As experts have repeatedly warned, authoritarian governments may seek to cloak their intent on using surveillance via technologies to reinforce and further legitimise their censorship regimes under the banner of battling the spread of the coronavirus. The prize here – access to citizens’ private information.
Such a conclusion is preliminary, and even unfair. Even if it is true, many Vietnamese do not mind giving up a modicum of privacy if it means saving lives. Seen in such a light, any discussion of privacy rights at this point is a luxury and smacks elitism.
Vietnam’s Bluezone app: In the (Covid-19) zone
The public sentiment online in response to the call to download Bluezone has been positive overall despite concerns about privacy issues. A total of 400 online posts were collected on the topic of Bluezone between June 16 and August 19, and thereafter filtered for relevance and as well as to focus only on comments to analyse online public sentiment. We analysed nearly 180 relevant social media posts. Of these, 20 top keywords dominated online conversations pertinent to the issue. The keywords were found in numerous online comments aimed at encouraging people to download the app
The three keywords that got mentioned the most were “bao ve cong dong” (protect the community), “bao ve minh va cong dong” (protect yourself and the community) and “yeu nuoc” (patriotism). The keyword “rui ro” (risks) was least mentioned.

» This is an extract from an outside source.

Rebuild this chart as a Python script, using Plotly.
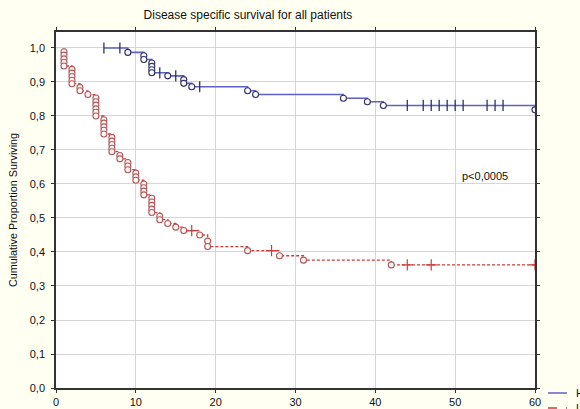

The Vietnamese people have always been highly compliant to drastic measures enacted by the government to contain the pandemic. The positive response to the Bluezone app on social media seems to indicate that this receptivity resonates in the online sphere.
The number of social media posts made on the Bluezone app has seen sudden and exponential growth since mid-July, from just below 10 and reaching a total of 180 by mid-August. This coincides with government’s call for citizens to download the app and subsequent surge in citizens’ responses on social media.
It is worth noting that Vietnam has been battling the latest Covid-19 wave at a time when the public trust in the government is exceptionally high. According to data from the Covid-19 behavior tracker compiled by YouGov, a British data analytics firm, and Imperial College London, between May and July nearly 97 per cent of Vietnamese polled said the government was handling the crisis “very” or “somewhat” well. The survey interviewed around 21,000 people each week in 29 countries.
It is their unusually extraordinary level of transparency in governance and public communications since the pandemic broke out that have enabled the Vietnamese authorities to win public hearts and minds. It would thus be a risky bet for the government to gamble such otherwise unlikely transparency away on some insidious scheme.
Public trust is always hard to earn; it is even harder to restore once shattered.